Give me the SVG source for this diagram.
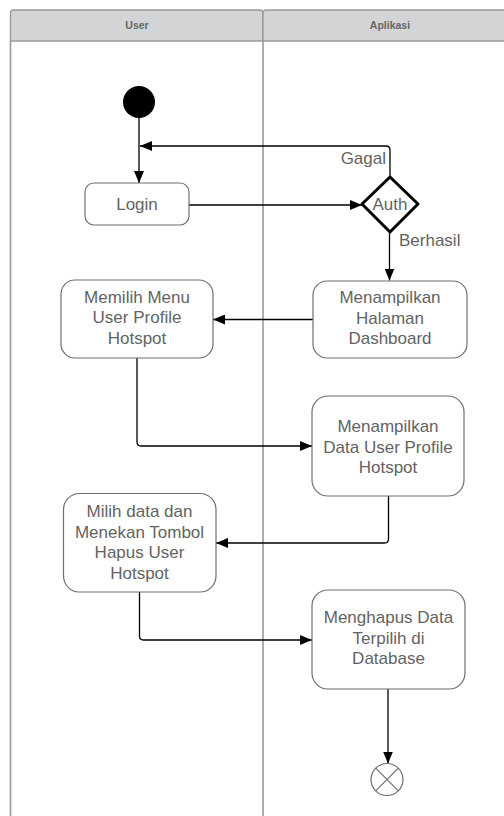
<svg xmlns="http://www.w3.org/2000/svg" width="504" height="816" viewBox="0 0 504 816">
  <style>
    .lane { fill: none; stroke: #9a9a9a; stroke-width: 1.6; }
    .head { fill: #d3d4d6; stroke: #9a9a9a; stroke-width: 1.4; }
    .htxt { font-family: "Liberation Sans", Arial, sans-serif; font-size: 10.5px; font-weight: bold; fill: #666666; text-anchor: middle; }
    .box { fill: #ffffff; stroke: #6f6f6f; stroke-width: 1.2; }
    .txt { font-family: "Liberation Sans", Arial, sans-serif; font-size: 17px; fill: #636363; text-anchor: middle; }
    .lbl { font-family: "Liberation Sans", Arial, sans-serif; font-size: 17px; fill: #636363; }
    .edge { fill: none; stroke: #000000; stroke-width: 1.3; }
  </style>
  <defs>
    <marker id="arrow" markerUnits="userSpaceOnUse" markerWidth="13" markerHeight="10" refX="12" refY="5" orient="auto">
      <path d="M0,0 L12,5 L0,10 z" fill="#000000"/>
    </marker>
  </defs>

  <rect width="504" height="816" fill="#ffffff"/>

  <!-- swimlanes -->
  <g id="lanes">
    <line class="lane" x1="10.5" y1="41" x2="10.5" y2="816"/>
    <line class="lane" x1="263" y1="41" x2="263" y2="816"/>
    <path class="head" d="M10.5,41 V13 Q10.5,10 13.5,10 H260 Q263,10 263,13 V41 Z"/>
    <path class="head" d="M263,41 V13 Q263,10 266,10 H510 V41 Z"/>
    <text class="htxt" x="137" y="28.5">User</text>
    <text class="htxt" x="390" y="28.5">Aplikasi</text>
  </g>

  <!-- connectors -->
  <g id="connectors">
    <path class="edge" d="M139,118 V183" marker-end="url(#arrow)"/>
    <path class="edge" d="M390,177 V150 Q390,146 386,146 H140" marker-end="url(#arrow)"/>
    <path class="edge" d="M189,205 H362" marker-end="url(#arrow)"/>
    <path class="edge" d="M389.5,232 V280.5" marker-end="url(#arrow)"/>
    <path class="edge" d="M313,319.5 H213" marker-end="url(#arrow)"/>
    <path class="edge" d="M137,358 V442 Q137,446 141,446 H312" marker-end="url(#arrow)"/>
    <path class="edge" d="M388.5,496 V539 Q388.5,543 384.5,543 H216" marker-end="url(#arrow)"/>
    <path class="edge" d="M139.5,592 V636 Q139.5,640 143.5,640 H312" marker-end="url(#arrow)"/>
    <path class="edge" d="M388,689 V763.5" marker-end="url(#arrow)"/>
    <text class="lbl" x="386" y="164" text-anchor="end">Gagal</text>
    <text class="lbl" x="399" y="246">Berhasil</text>
  </g>

  <!-- nodes -->
  <g id="start">
    <circle cx="139" cy="102" r="16" fill="#000000"/>
  </g>

  <g id="login">
    <rect class="box" x="85" y="183" width="104" height="42" rx="9"/>
    <text class="txt" x="137" y="210">Login</text>
  </g>

  <g id="auth">
    <polygon points="362,204 390,177 418,204 390,232" fill="#ffffff" stroke="#000000" stroke-width="3" stroke-linejoin="round"/>
    <text class="txt" x="390" y="210">Auth</text>
  </g>

  <g id="dashboard">
    <rect class="box" x="313" y="281" width="154" height="77" rx="14"/>
    <text class="txt" x="390" y="303">Menampilkan</text>
    <text class="txt" x="390" y="323.5">Halaman</text>
    <text class="txt" x="390" y="344">Dashboard</text>
  </g>

  <g id="pilih-menu">
    <rect class="box" x="61" y="280" width="152" height="78" rx="14"/>
    <text class="txt" x="137" y="302.5">Memilih Menu</text>
    <text class="txt" x="137" y="323">User Profile</text>
    <text class="txt" x="137" y="343.5">Hotspot</text>
  </g>

  <g id="data-profile">
    <rect class="box" x="312" y="396" width="152" height="100" rx="16"/>
    <text class="txt" x="388" y="432">Menampilkan</text>
    <text class="txt" x="388" y="452.5">Data User Profile</text>
    <text class="txt" x="388" y="473">Hotspot</text>
  </g>

  <g id="hapus-user">
    <rect class="box" x="63.5" y="493.5" width="152.5" height="98.5" rx="16"/>
    <text class="txt" x="139.5" y="517">Milih data dan</text>
    <text class="txt" x="139.5" y="537.5">Menekan Tombol</text>
    <text class="txt" x="139.5" y="558">Hapus User</text>
    <text class="txt" x="139.5" y="578.5">Hotspot</text>
  </g>

  <g id="hapus-data">
    <rect class="box" x="312" y="590" width="153" height="99" rx="16"/>
    <text class="txt" x="388.5" y="623">Menghapus Data</text>
    <text class="txt" x="388.5" y="643.5">Terpilih di</text>
    <text class="txt" x="388.5" y="664">Database</text>
  </g>

  <g id="end">
    <circle cx="387" cy="779.5" r="16" fill="#ffffff" stroke="#6f6f6f" stroke-width="1.2"/>
    <path d="M375.7,768.2 L398.3,790.8 M398.3,768.2 L375.7,790.8" stroke="#6f6f6f" stroke-width="1.2"/>
  </g>
</svg>
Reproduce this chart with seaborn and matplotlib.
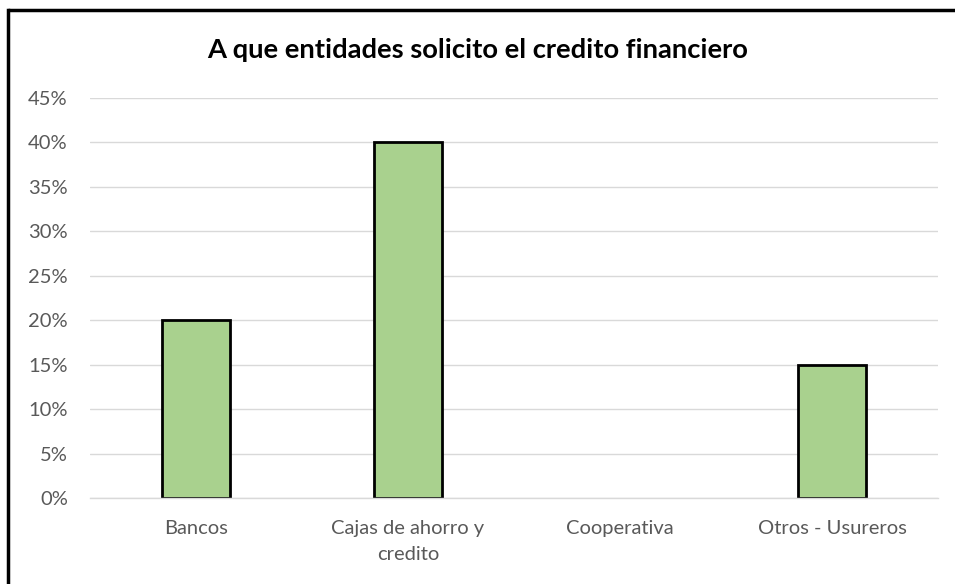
import matplotlib
matplotlib.use("Agg")
import matplotlib.pyplot as plt
import seaborn as sns
import pandas as pd
from matplotlib.ticker import PercentFormatter, MultipleLocator
from matplotlib.lines import Line2D

categories = ["Bancos", "Cajas de ahorro y\ncredito", "Cooperativa", "Otros - Usureros"]
values = [0.20, 0.40, 0.0, 0.15]
title = "A que entidades solicito el credito financiero"

df = pd.DataFrame({"cat": categories, "val": values})

sns.set_theme(style="white")
plt.rcParams['font.family'] = ['Lato', 'DejaVu Sans']

W, H = 955, 584
fig = plt.figure(figsize=(W/100, H/100), dpi=100)
fig.patch.set_facecolor("white")
fig.patch.set_linewidth(0)
ax = fig.add_axes([90/W, 1-498/H, (938-90)/W, (498-98)/H])

sns.barplot(data=df, x="cat", y="val", ax=ax, color="#A9D18E",
            edgecolor="black", linewidth=2.0, width=0.32, saturation=1)
for p, v in zip(ax.patches, values):
    if v == 0:
        p.set_linewidth(0)

ax.set_ylim(0, 0.45)
ax.set_xlim(-0.5, 3.5)
ax.yaxis.set_major_locator(MultipleLocator(0.05))
ax.yaxis.set_major_formatter(PercentFormatter(1.0, decimals=0))
ax.grid(axis="y", color="#D9D9D9", linewidth=1)
ax.set_axisbelow(True)
for s in ["top", "right", "left"]:
    ax.spines[s].set_visible(False)
ax.spines["bottom"].set_color("#D9D9D9")
ax.spines["bottom"].set_linewidth(1)
ax.set_xlabel("")
ax.set_ylabel("")
ax.tick_params(axis="both", length=0, labelsize=14.5, colors="#595959")
ax.tick_params(axis="y", pad=16)
ax.tick_params(axis="x", pad=16)
for lbl in ax.get_xticklabels():
    lbl.set_linespacing(1.62)

fig.text(0.5, 1-50/H, title, ha="center", va="center", fontsize=19.7,
         fontweight="bold", color="black")

fig.add_artist(Line2D([8/W, 1.05], [1-10/H, 1-10/H], transform=fig.transFigure,
                      color="black", linewidth=2.5, solid_capstyle="butt"))
fig.add_artist(Line2D([8/W, 8/W], [-0.05, 1-10/H], transform=fig.transFigure,
                      color="black", linewidth=2.5, solid_capstyle="projecting"))

fig.savefig("out.png", dpi=100, facecolor="white")
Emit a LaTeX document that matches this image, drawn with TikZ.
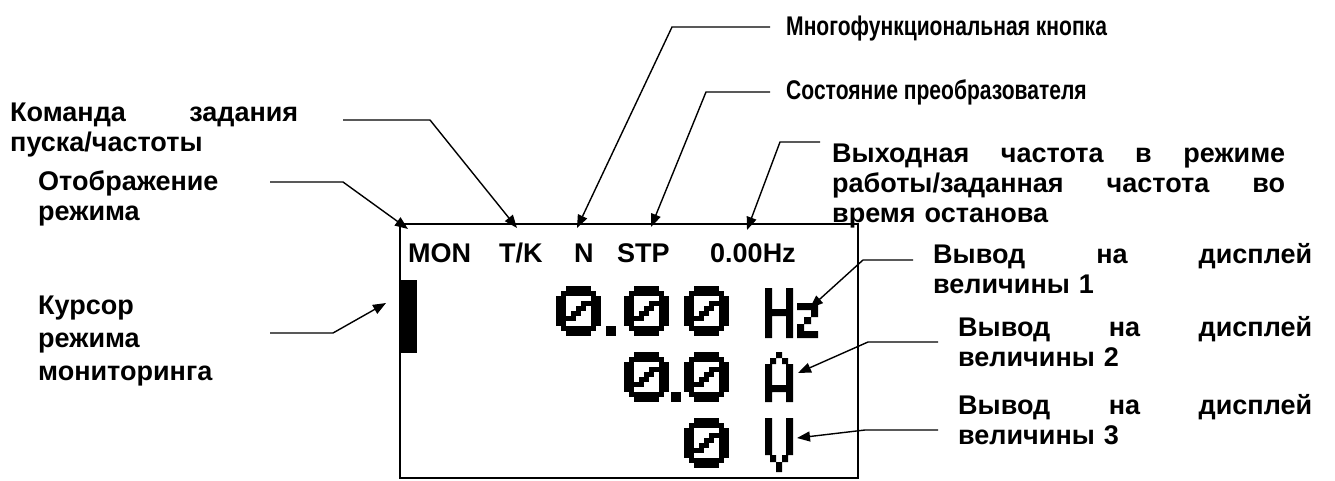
\documentclass[tikz,border=0pt]{standalone}
\usepackage{fontspec}
\usepackage{graphicx}
\setmainfont{Liberation Sans}
\usetikzlibrary{arrows.meta}
\newcommand{\narrowtxt}[1]{\scalebox{0.78}[1]{#1}}
\tikzset{
  lbl/.style    ={anchor=base west, inner sep=0pt, align=left,
                  font=\bfseries\fontsize{27}{30}\selectfont},
  lcd/.style    ={anchor=base west, inner sep=0pt,
                  font=\bfseries\fontsize{27}{31}\selectfont},
  frame/.style  ={draw, line width=2pt, inner sep=0pt},
  arr/.style    ={-{Triangle[length=13pt, width=10pt]}, line width=1.4pt},
  lcdzero/.pic  ={
    \foreach \a/\b/\r in {2/7/0, 1/8/1, 0/2/2, 7/9/2, 0/2/3, 5/9/3, 0/2/4, 4/6/4, 7/9/4,
                          0/2/5, 3/5/5, 7/9/5, 0/4/6, 7/9/6, 0/2/7, 7/9/7, 1/8/8, 2/7/9}
      \fill (5*\a, 5*\r) rectangle (5*\b, 5*\r+5);
  },
}

\begin{document}
\begin{tikzpicture}[x=1pt, y=-1pt]
  \useasboundingbox (0,0) rectangle (1335,480);

  % display
  \node[frame, anchor=north west, minimum width=458pt, minimum height=254pt] (disp) at (399,223) {};
  \node[fill=black, anchor=north west, inner sep=0pt, minimum width=18pt, minimum height=73pt] (cursor) at (399,280) {};
  \node[lcd] (mon) at (408,262) {MON};
  \node[lcd] (tk)  at (499,262) {T/K};
  \node[lcd] (nn)  at (574,262) {N};
  \node[lcd] (stp) at (617,262) {STP};
  \node[lcd] (frq) at (710,262) {0.00Hz};

  \pic at (556,286) {lcdzero};
  \pic at (624,286) {lcdzero};
  \pic at (684,286) {lcdzero};
  \pic at (624,352) {lcdzero};
  \pic at (684,352) {lcdzero};
  \pic at (684,418) {lcdzero};
  \fill (606,326) rectangle (616,336);
  \fill (671,392) rectangle (681,402);

  % Hz
  \fill (765,288) rectangle (772,338) (786,288) rectangle (793,338) (772,309) rectangle (786,316);
  \fill (797,303) rectangle (818,310) (811,310) rectangle (818,317) (804,317) rectangle (811,324)
        (797,324) rectangle (804,331) (797,331) rectangle (818,338);
  % A
  \fill (776,352) rectangle (782,358) (770,358) rectangle (776,364) (782,358) rectangle (788,364)
        (765,364) rectangle (772,402) (786,364) rectangle (793,402) (772,385) rectangle (786,392);
  % V
  \fill (765,418) rectangle (772,455) (786,418) rectangle (793,455) (770,455) rectangle (776,462)
        (782,455) rectangle (788,462) (776,462) rectangle (782,472);

  % labels
  \node[lbl] (mfk)  at (786,35)  {\narrowtxt{Многофункциональная кнопка}};
  \node[lbl] (sost) at (786,99)  {\narrowtxt{Состояние преобразователя}};
  \node[lbl, text width=453pt] (vyh) at (832,162)
        {Выходная\hfill частота\hfill в\hfill режиме\\работы/заданная\hfill частота\hfill во\\время останова};
  \node[lbl, text width=288pt] (cmd) at (10,121) {Команда\hfill задания\\пуска/частоты};
  \node[lbl, text width=220pt] (otob) at (38,190) {Отображение\\режима};
  \node[lbl, text width=220pt, font=\bfseries\fontsize{27}{33}\selectfont] (kurs) at (38,314)
        {Курсор\\режима\\мониторинга};
  \node[lbl, text width=379pt] (val1) at (933,263) {Вывод\hfill на\hfill дисплей\\величины 1};
  \node[lbl, text width=354pt] (val2) at (958,336) {Вывод\hfill на\hfill дисплей\\величины 2};
  \node[lbl, text width=354pt] (val3) at (958,414) {Вывод\hfill на\hfill дисплей\\величины 3};

  % leaders
  \coordinate (sMon) at (270,182); \coordinate (bMon) at (343,182); \coordinate (tMon) at (408,229);
  \coordinate (sTk)  at (343,120); \coordinate (bTk)  at (430,120); \coordinate (tTk)  at (517,228);
  \coordinate (sN)   at (770,27);  \coordinate (bN)   at (672,27);  \coordinate (tN)   at (577,228);
  \coordinate (sStp) at (770,92);  \coordinate (bStp) at (706,92);  \coordinate (tStp) at (651,227);
  \coordinate (sFrq) at (820,142); \coordinate (bFrq) at (780,142); \coordinate (tFrq) at (747,230);
  \coordinate (sHz)  at (913,260); \coordinate (bHz)  at (863,260); \coordinate (tHz)  at (810,308);
  \coordinate (sA)   at (938,342); \coordinate (bA)   at (868,342); \coordinate (tA)   at (798,373);
  \coordinate (sV)   at (938,430); \coordinate (bV)   at (865,430); \coordinate (tV)   at (797,438);
  \coordinate (sCur) at (270,333); \coordinate (bCur) at (333,333); \coordinate (tCur) at (386,303);

  \draw[arr] (sMon) -- (bMon) -- (tMon);
  \draw[arr] (sTk)  -- (bTk)  -- (tTk);
  \draw[arr] (sN)   -- (bN)   -- (tN);
  \draw[arr] (sStp) -- (bStp) -- (tStp);
  \draw[arr] (sFrq) -- (bFrq) -- (tFrq);
  \draw[arr] (sHz)  -- (bHz)  -- (tHz);
  \draw[arr] (sA)   -- (bA)   -- (tA);
  \draw[arr] (sV)   -- (bV)   -- (tV);
  \draw[arr] (sCur) -- (bCur) -- (tCur);
\end{tikzpicture}
\end{document}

> _TASK DIRECTIONS_: Copy only the lines above from the one containing "Reproduce this chart" through the one containing "from matplotlib.lines import Line2D", both included. Leave out the pictures.

> _ANSWER TO THIS TASK_:
Reproduce this chart with seaborn and matplotlib.
import matplotlib
matplotlib.use("Agg")
import matplotlib.pyplot as plt
import seaborn as sns
import pandas as pd
from matplotlib.ticker import PercentFormatter, MultipleLocator
from matplotlib.lines import Line2D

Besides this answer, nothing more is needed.